Overall, Betfred appears to be repositioning itself to withstand fiscal pressure while preserving long term viability. The coming years are likely to test the resilience of both Betfred and the wider UK betting sector as higher taxes and regulatory demands take effect. How effectively the company balances profitability, compliance and employment considerations will play a decisive role in shaping its future within an evolving gambling landscape.
FAQs
What reporting period do Betfred’s latest accounts cover?
The accounts cover an extended 78 week period ending on March 30 2025 rather than a standard 12 month financial year.
Why did Betfred exit the US market?
Betfred struggled to compete in the US sports betting market due to the dominance of larger operators and high costs which led to its withdrawal from most states.
What happened to Betfred’s operations in Spain?
The company sold Betfred Spain for £2m in December 2024 after facing regulatory and commercial challenges in the Spanish market.
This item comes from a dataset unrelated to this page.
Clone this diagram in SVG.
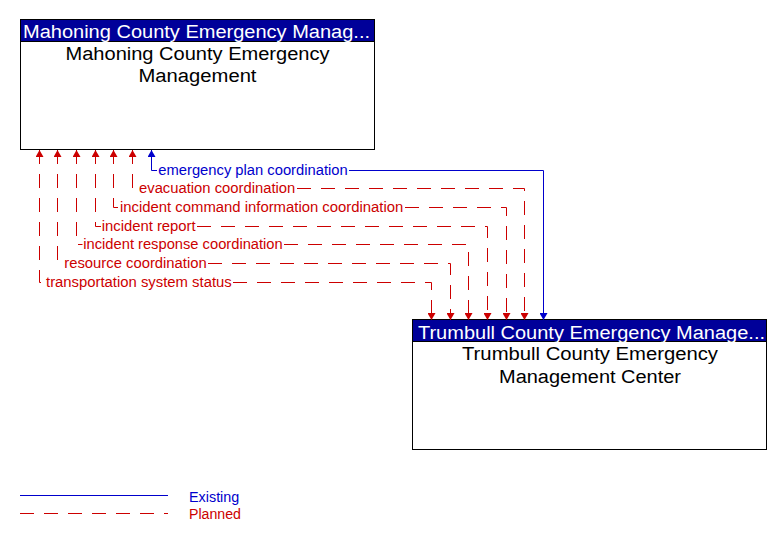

How much gross profit did Betfred report?
Betfred reported gross profit of £1bn during the 78 week reporting period.
Is Betfred still considering international expansion?
Yes the company has stated that it has not ruled out future international expansion and has recently invested in South Africa.
What acquisition did Betfred make in South Africa?
Betfred acquired a South African holding company that owns BF SA Support Services which operates Betfred South Africa and Lotto Star.
What UK tax changes are affecting Betfred?
British Remote Gaming Duty is set to rise from 21 per cent to 40 per cent and General Betting Duty is due to increase to 25 per cent in 2027.
How could higher taxes affect Betfred’s retail business?
The company has warned that higher taxes could put its retail betting business at risk and threaten jobs at more than 1,300 UK shops.
How much tax did Betfred pay during the period?
Betfred paid £20m in UK income tax and £44.9m across Gibraltar Spain South Africa and the US.
What does Betfred’s performance indicate about the gambling industry?
The results highlight the impact of regulatory pressure and the need for operators to adapt their strategies to maintain profitability.